Марья бежит едва ли не вприпрыжку, тащит за собой отца, радости в груди столько, что того и гляди из нее родится новое солнце, куда горячее и ярче того, что плоским раскаленным блином повисло над городом. Но ее солнце, конечно, будет добрым. Оно не будет изжаривать и иссушать, оно будет делиться теплом и радостью, свободой и крыльями за спиной и огромным простором впереди. Марья смеется, чувствуя себя небывало счастливой, и даже белый жар летнего дня не может ее утихомирить.
Ей еще нет и десяти. За плечами – третий класс и год в спортивной школе. Сегодня было показательное выступление, важное перед соревнованиями. И тренер похвалила ее скупо, чтоб не зазналась, конечно. Сама-то Марья слышала, что из группы ее назвали самой способной, подающей надежды – ого-го какие надежды!
Подслушивать, правда, нехорошо, но как иначе узнать столько приятных тайн, которыми взрослые не хотят делиться?
Марья оглядывается на отца, ловит его улыбку – довольную и гордую. Он бледен сегодня, на лбу крупными каплями выступила испарина, и, пока они идут сквозь парк, он отдыхает на каждой лавочке, закрыв глаза и запрокинув голову.
«Наверно, просто не выспался на неделе, – думает Марья. – У него ведь очень-очень важная работа, самая важная из всех, что только можно себе представить. Вот и неудивительно, что его в сон клонит и усталость не проходит». – И Марья сидит рядом с ним, только изредка дергая, спрашивая раз за разом:
– Я правда молодец? Правда-правда?
– Правда-правда, – соглашается он и гладит ее по распушившимся волосам.
У самого дома он покупает ей стаканчик мороженого с шоколадной глазурью и орехами. Марья щурится, глядя на солнце, шоколад тает, стоит коснуться его губами. Она предлагает мороженое отцу – хорошие дочери обязательно должны делиться! – но он только отмахивается, тебе, мол, больше хочется.
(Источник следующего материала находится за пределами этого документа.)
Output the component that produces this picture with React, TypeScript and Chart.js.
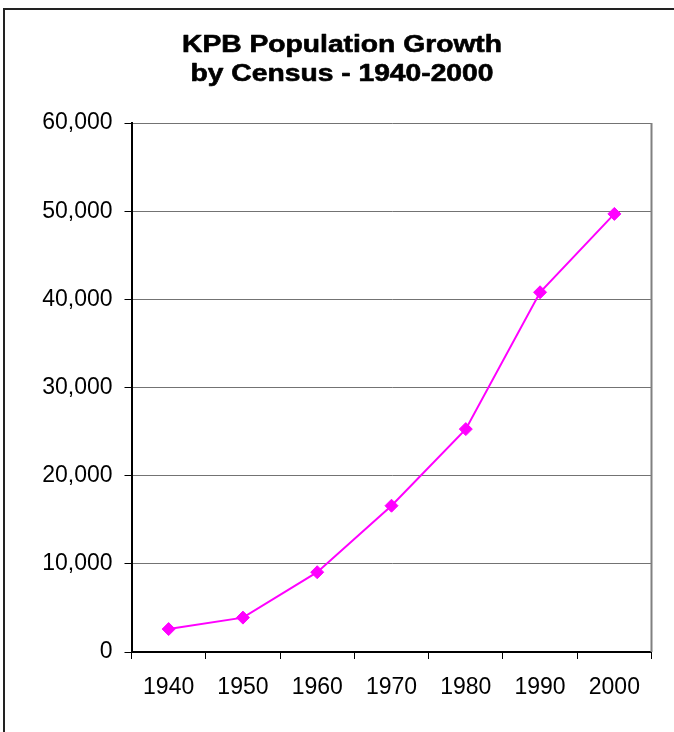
import React, { useEffect, useRef } from "react";
import { Chart, registerables } from "chart.js";

Chart.register(...registerables);

const titleLines = ["KPB Population Growth", "by Census - 1940-2000"];
const years = ["1940", "1950", "1960", "1970", "1980", "1990", "2000"];
const population = [2600, 3900, 9050, 16590, 25280, 40800, 49690];
const yMin = 0;
const yMax = 60000;
const yStep = 10000;

const FONT = "'Liberation Sans', Arial, sans-serif";

// Title is drawn as real canvas text, stretched horizontally like the reference's wide bold face
const titlePlugin = {
  id: "wideTitle",
  afterDraw(chart: any) {
    const ctx = chart.ctx;
    ctx.save();
    ctx.font = `bold 23px ${FONT}`;
    ctx.fillStyle = "#000";
    ctx.strokeStyle = "#000";
    ctx.lineWidth = 0.6;
    ctx.lineJoin = "round";
    ctx.textAlign = "center";
    ctx.textBaseline = "alphabetic";
    const w0 = ctx.measureText(titleLines[0]).width;
    const sx = 320 / w0;
    const baselines = [52, 81];
    titleLines.forEach((line, i) => {
      ctx.save();
      ctx.translate(342, baselines[i]);
      ctx.scale(sx, 1);
      ctx.fillText(line, 0, 0);
      ctx.strokeText(line, 0, 0);
      ctx.restore();
    });
    ctx.restore();
  },
};

const framePlugin = {
  id: "frame",
  beforeDraw(chart: any) {
    const ctx = chart.ctx;
    ctx.save();
    ctx.strokeStyle = "#222";
    ctx.lineWidth = 2;
    ctx.strokeRect(4, 9, chart.width + 20, chart.height + 20);
    ctx.restore();
  },
  beforeDatasetsDraw(chart: any) {
    const { ctx, chartArea } = chart;
    ctx.save();
    ctx.strokeStyle = "#808080";
    ctx.lineWidth = 2;
    ctx.beginPath();
    ctx.moveTo(chartArea.right, chartArea.top);
    ctx.lineTo(chartArea.right, chartArea.bottom);
    ctx.stroke();
    ctx.restore();
  },
};

export default function App() {
  const ref = useRef<HTMLCanvasElement>(null);

  useEffect(() => {
    if (!ref.current) return;
    const chart = new Chart(ref.current, {
      type: "line",
      data: {
        labels: years,
        datasets: [
          {
            data: population,
            borderColor: "#ff00ff",
            backgroundColor: "#ff00ff",
            borderWidth: 2,
            pointStyle: "rectRot",
            pointRadius: 6.5,
            pointBorderWidth: 1,
            pointBackgroundColor: "#ff00ff",
            pointBorderColor: "#ff00ff",
            tension: 0,
          },
        ],
      },
      options: {
        responsive: false,
        animation: false,
        layout: { padding: { left: 0, right: 22.5, top: 123, bottom: 0 } },
        plugins: {
          legend: { display: false },
          tooltip: { enabled: false },
          title: { display: false },
        },
        scales: {
          x: {
            type: "category",
            offset: true,
            grid: {
              display: true,
              offset: true,
              drawOnChartArea: false,
              tickLength: 7,
              tickColor: "#000",
              tickWidth: 1,
            },
            border: { display: true, color: "#000", width: 2 },
            ticks: {
              color: "#000",
              font: { family: FONT, size: 23 },
              padding: 15,
              maxRotation: 0,
            },
            afterFit(scale: any) {
              scale.height = 80;
            },
          },
          y: {
            min: yMin,
            max: yMax,
            grid: {
              color: "#737373",
              lineWidth: 1,
              tickLength: 7,
              tickColor: "#000",
              tickWidth: 1,
            },
            border: { display: true, color: "#000", width: 2 },
            ticks: {
              stepSize: yStep,
              color: "#000",
              font: { family: FONT, size: 23 },
              padding: 12,
              callback: (v: any) => Number(v).toLocaleString("en-US"),
            },
            afterFit(scale: any) {
              scale.width = 131.5;
            },
          },
        },
      },
      plugins: [framePlugin, titlePlugin],
    });
    return () => chart.destroy();
  }, []);

  return (
    <div style={{ position: "absolute", left: 0, top: 0, width: 674, height: 732, background: "#fff" }}>
      <canvas ref={ref} width={674} height={732} style={{ display: "block" }} />
    </div>
  );
}
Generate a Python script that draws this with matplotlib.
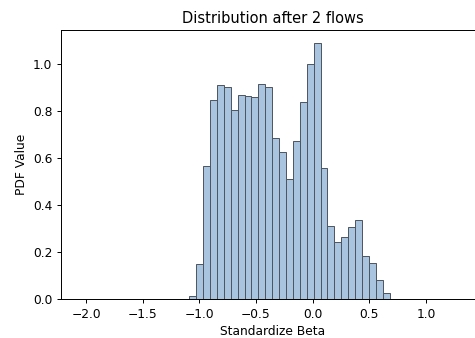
import numpy as np
import matplotlib
matplotlib.use('Agg')
import matplotlib.pyplot as plt

# histogram: 29 bins
bin_start = -1.088
bin_width = 0.0609
heights = [0.011, 0.150, 0.564, 0.847, 0.911, 0.904, 0.805, 0.868, 0.863, 0.858,
           0.916, 0.904, 0.684, 0.625, 0.510, 0.674, 0.839, 1.000, 1.091, 0.557,
           0.309, 0.242, 0.263, 0.305, 0.336, 0.184, 0.152, 0.081, 0.024]

edges = bin_start + bin_width * np.arange(len(heights) + 1)
centers = (edges[:-1] + edges[1:]) / 2

dpi = 88
fig = plt.figure(figsize=(475 / dpi, 338 / dpi), dpi=dpi)
ax = fig.add_axes([61 / 475, 39 / 338, 1.02 - 61 / 475, 269 / 338])

ax.hist(centers, bins=edges, weights=heights,
        facecolor='#a9c4df', edgecolor='#4d5660', linewidth=0.8)

ax.set_xlim(-2.2206, 1.516)
ax.set_ylim(0, 1.1447)
ax.set_xticks([-2.0, -1.5, -1.0, -0.5, 0.0, 0.5, 1.0])

ax.set_title('Distribution after 2 flows')
ax.set_xlabel('Standardize Beta')
ax.set_ylabel('PDF Value')

fig.savefig('out.png', dpi=dpi)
У самых дверей подъезда отец замирает, прислоняется к стене, словно борясь с дурнотой, и Марья тут же подскакивает, хватает его ладонь – горячую и влажную.
– Пап?
– Все хорошо, мелкая, – он улыбается через силу, – все хорошо.
Меньше чем через месяц он умирает.
Марья снова подслушивает – мать по телефону плачется кому-то: «Ему не следовало вообще вставать! Он же потратил столько сил… Если б не пошел тогда, может, мы успели… успели бы…» Стоит ей заметить Марью в темном коридоре, она замолкает, дышит часто и загнанно, сбивчиво прощается.
Марья убегает еще до того, как она повесит трубку.
Она ненавидит мороженое.
Воспоминание отдалилось и побледнело, выцвело на обратной стороне век. Марья тяжело подняла ресницы, бездумно смотрела, как тонкие пальцы змеедевы перебирали по воздуху над нею, словно нить свивали, и она тянулась от ее груди – то ослепительно-золотая, то почти черная, то лиловая. Давняя грызущая боль, злость на себя – что упросила отца идти на выступление, злость на других – что молчали, не сказали о его болезни, тонкой нитью убегали прочь. Она натянулась струной, и Марья выгнулась от короткой боли, когда змеедева со звоном оторвала ее от груди.